La primera persona que vi al día siguiente fue Augustin, que se había tomado un descanso de los rigores de Poli. Como todo buen urbanícola africano, ni se le pasaba por la cabeza ir a ningún sitio andando. Había conseguido llevar la motocicleta hasta allí, pero llegó tarde y tuvo que pasar la noche con otra complaciente mujer dowayo que resultó una esposa díscola del Viejo de Kpan. Parecía que aquélla era su aldea natal y había regresado para las fiestas. El hermano de ella había acompañado a Augustin a su puerta y le había advertido que si se enteraba el brujo, un rayo los fulminaría a todos. El archivo mental que había abierto el día anterior sobre él se estaba llenando rápidamente. Sin embargo, los acontecimientos del día lo apartaron de mi mente.”

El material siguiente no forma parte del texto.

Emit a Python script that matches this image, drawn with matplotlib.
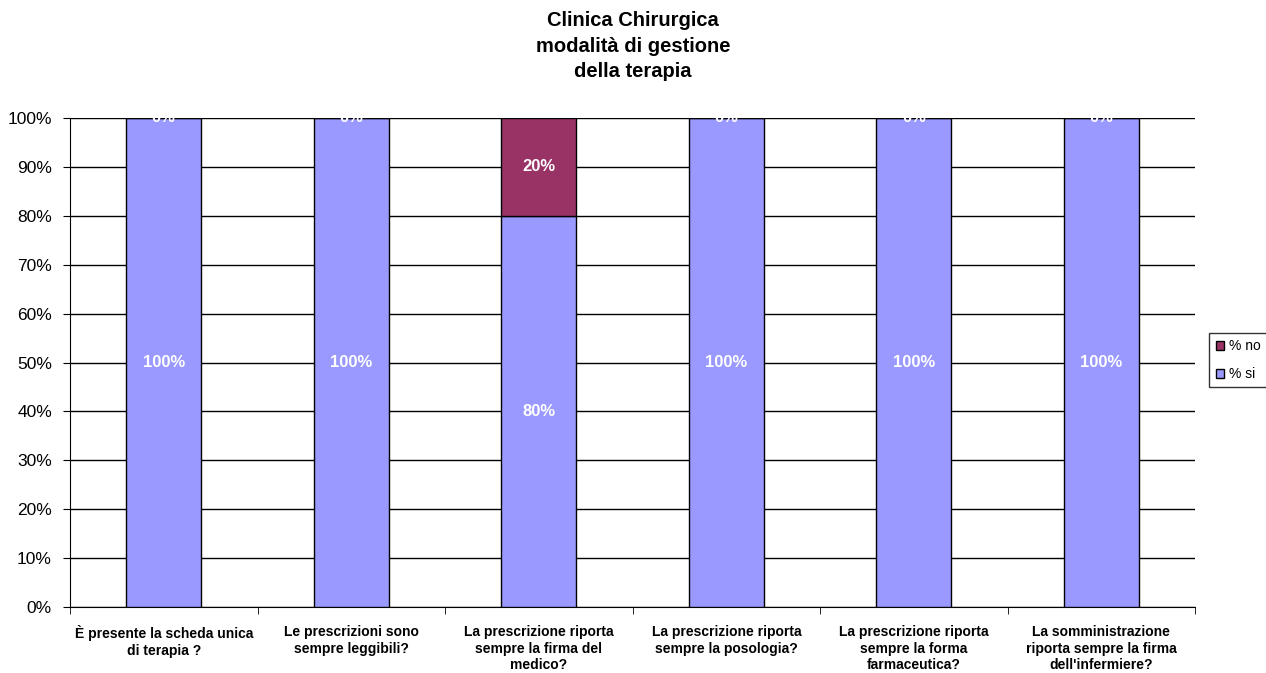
import matplotlib.pyplot as plt
import numpy as np

plt.rcParams['font.family'] = ['Liberation Sans', 'DejaVu Sans']

# Dati
domande = [
    "È presente la scheda unica\ndi terapia ?",
    "Le prescrizioni sono\nsempre leggibili?",
    "La prescrizione riporta\nsempre la firma del\nmedico?",
    "La prescrizione riporta\nsempre la posologia?",
    "La prescrizione riporta\nsempre la forma\nfarmaceutica?",
    "La somministrazione\nriporta sempre la firma\ndell'infermiere?",
]
perc_si = [100, 100, 80, 100, 100, 100]
perc_no = [0, 0, 20, 0, 0, 0]

fig = plt.figure(figsize=(12.66, 6.73), dpi=100)
ax = fig.add_axes([0.0553, 0.098, 0.8887, 0.7267])

x = np.arange(len(domande))
larghezza = 0.4

b_si = ax.bar(x, perc_si, larghezza, color='#9999FF', edgecolor='black', linewidth=1, label='% si', zorder=3)
b_no = ax.bar(x, perc_no, larghezza, bottom=perc_si, color='#993366', edgecolor='black', linewidth=1, label='% no', zorder=3)

# Etichette sulle barre
for i in range(len(domande)):
    ax.text(x[i], perc_si[i] / 2, f"{perc_si[i]}%", ha='center', va='center',
            color='white', fontweight='bold', fontsize=12, zorder=4)
    ax.text(x[i], perc_si[i] + perc_no[i] / 2, f"{perc_no[i]}%", ha='center', va='center',
            color='white', fontweight='bold', fontsize=12, zorder=4)

ax.set_xlim(-0.5, len(domande) - 0.5)
ax.set_ylim(0, 100)
ax.set_yticks(range(0, 101, 10))
ax.set_yticklabels([f"{v}%" for v in range(0, 101, 10)], fontsize=12.5)
ax.yaxis.grid(True, color='black', linewidth=1, zorder=0)

ax.set_xticks(x)
ax.set_xticklabels(domande, fontsize=10, fontweight='bold', linespacing=1.22)
ax.tick_params(axis='x', which='major', length=0, pad=13)
ax.set_xticks(np.arange(-0.5, len(domande), 1), minor=True)
ax.tick_params(axis='x', which='minor', length=5, color='black')
ax.tick_params(axis='y', length=5, color='black', pad=8)

for s in ['top', 'right']:
    ax.spines[s].set_visible(False)
ax.spines['left'].set_color('black')
ax.spines['bottom'].set_color('black')

fig.text(0.5, 0.983, "Clinica Chirurgica\nmodalità di gestione\ndella terapia", ha='center', va='top',
         fontsize=14.5, fontweight='bold', linespacing=1.42)

handles = [b_no, b_si]
fig.legend(handles, ['% no', '% si'], loc='center left', bbox_to_anchor=(0.953, 0.465),
           frameon=True, fancybox=False, edgecolor='black', fontsize=10,
           handlelength=0.6, handleheight=0.6, handletextpad=0.35, borderpad=0.45,
           borderaxespad=0.2, labelspacing=1.0)

plt.savefig("out.png", dpi=100)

“Por fin llegamos a un valle fresco y verde, abundantemente regado por un arroyo que parecía nacer en la misma cima. En el fondo había un grupo de casas bastante grande, la morada del brujo de la lluvia. Nos saludaron varias mujeres jóvenes, esposas del Viejo, que alborotaban y revoloteaban a nuestro alrededor. ¿Deseábamos sentarnos fuera o dentro? ¿Nos apetecía comer algo? ¿Queríamos un poco de agua o de cerveza? ¿La tomaríamos fría como los blancos o caliente como los dowayos? El Viejo se encontraba en un campo distante tratando a una enferma; lo mandarían llamar. Permanecimos allí sentados conversando y descansando durante aproximadamente una hora, pero entonces llegó la noticia de que cuando el mensajero se presentó a anunciarle nuestra llegada el Viejo ya había salido hacia Poli por otro camino. Estaba seguro de que se trataba de una jugarreta, pero no me quedaba más remedio que aceptarlo graciosamente."